Dans un sondage réalisé au premier semestre 2020 auprès de candidats ayant eu un entretien vidéo différé, Easyrecrue indique que seuls 20 % en avaient déjà un interview différé. « Ceci a d’ailleurs conduit un certain nombre d’universités britanniques à offrir à leurs étudiants de les y préparer » précise Tristram Hooley de l’Institute for Student Employers. D’ailleurs, LinkedIn a lancé en parallèle de son offre « LinkedIn intro video feature » destinée à évaluer les soft skills et propose des ressources pour les candidats qui souhaitent s’y familiariser. Alors que cette pratique d’évaluation est très certainement appelée à être adoptée par de plus en plus d’organisations, un autre facteur pourra contribuer à accélérer son adoption : celui de la protection des données privées. En Allemagne par exemple, il est interdit d’enregistrer les entretiens vidéo live. De plus, le candidat doit donner son accord alors qu’il n’est pas nécessaire pour un entretien téléphonique. Le choix lui revient donc. Les entretiens vidéo asynchrones seront-ils appelés à remplacer les entretiens en direct ? Il est très plausible qu’ils seront de plus en plus utilisés, notamment par la facilité qu’ils apportent aux organisations recrutant des profils à l’étranger et pour leur capacité à accroitre la diversité.

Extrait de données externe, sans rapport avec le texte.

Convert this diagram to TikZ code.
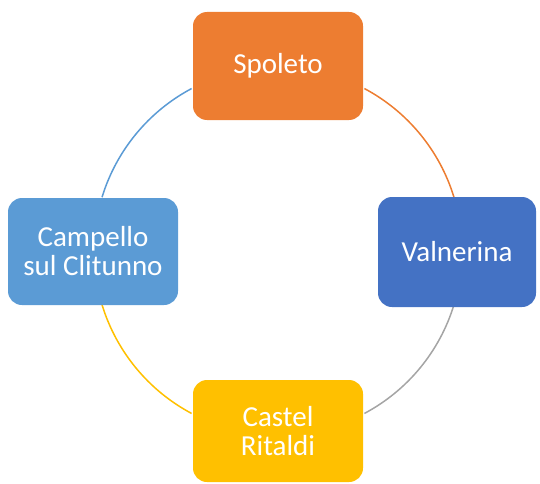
\documentclass[tikz,border=0pt]{standalone}
\usepackage{fontspec}
\setmainfont{Carlito}
\usepackage{tikz}
\usetikzlibrary{positioning}

\definecolor{spoorange}{HTML}{ED7D31}
\definecolor{campblue}{HTML}{5B9BD5}
\definecolor{valblue}{HTML}{4472C4}
\definecolor{castgold}{HTML}{FFC000}
\definecolor{ringgray}{HTML}{A5A5A5}

\begin{document}
\begin{tikzpicture}[x=1pt,y=1pt,
  city/.style={rounded corners=14pt, minimum width=170pt, minimum height=108pt,
    inner sep=0pt, align=center, text=white, font=\fontsize{29}{29}\selectfont},
  ring/.style={line width=1.5pt}]

  \useasboundingbox (0,0) rectangle (540,483);
  \coordinate (centre) at (278,232);

  % arcs of the ring
  \draw[ring, campblue] (centre) ++(118:184) arc[start angle=118, end angle=163, radius=184];
  \draw[ring, spoorange] (centre) ++(62:184) arc[start angle=62, end angle=17, radius=184];
  \draw[ring, ringgray] (centre) ++(-17:184) arc[start angle=-17, end angle=-62, radius=184];
  \draw[ring, castgold] (centre) ++(197:184) arc[start angle=197, end angle=242, radius=184];

  % the four towns
  \node[city, fill=spoorange] (spoleto) at (278,417) {Spoleto};
  \node[city, fill=campblue, minimum height=107pt] (campello) at (93,231.5) {Campello\\sul Clitunno};
  \node[city, fill=valblue, minimum width=158pt, minimum height=110pt] (valnerina) at (457,231) {Valnerina};
  \node[city, fill=castgold, minimum height=102pt] (castel) at (278,52) {Castel\\Ritaldi};
\end{tikzpicture}
\end{document}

Chez Bertelsman, Pamela Taylor a pu constater combien cette solution a permis d’élargir le scope géographique des candidatures et contribuer à la diversité. « Bertelsmann utilise des interviews vidéo asynchrones principalement pour notre événement Talent Meets Bertelsmann. Les candidats n’ont pas besoin de se déplacer avec les coûts que cela peut engendrer, ni de prendre une journée d’absence – pour tous ceux qui ont un petit boulot pour payer leurs études » ajoute-t-elle. Pour autant, pour nombre de responsables de recrutement, elle sert principalement à faire une présélection, laquelle sera suivie par des entretiens en direct en face à face ou en vidéo. Ces derniers permettront de présenter l’entreprise, le poste et surtout de s’assurer que le profil matchera avec son futur manager. L’humain restera donc toujours au cœur du recrutement.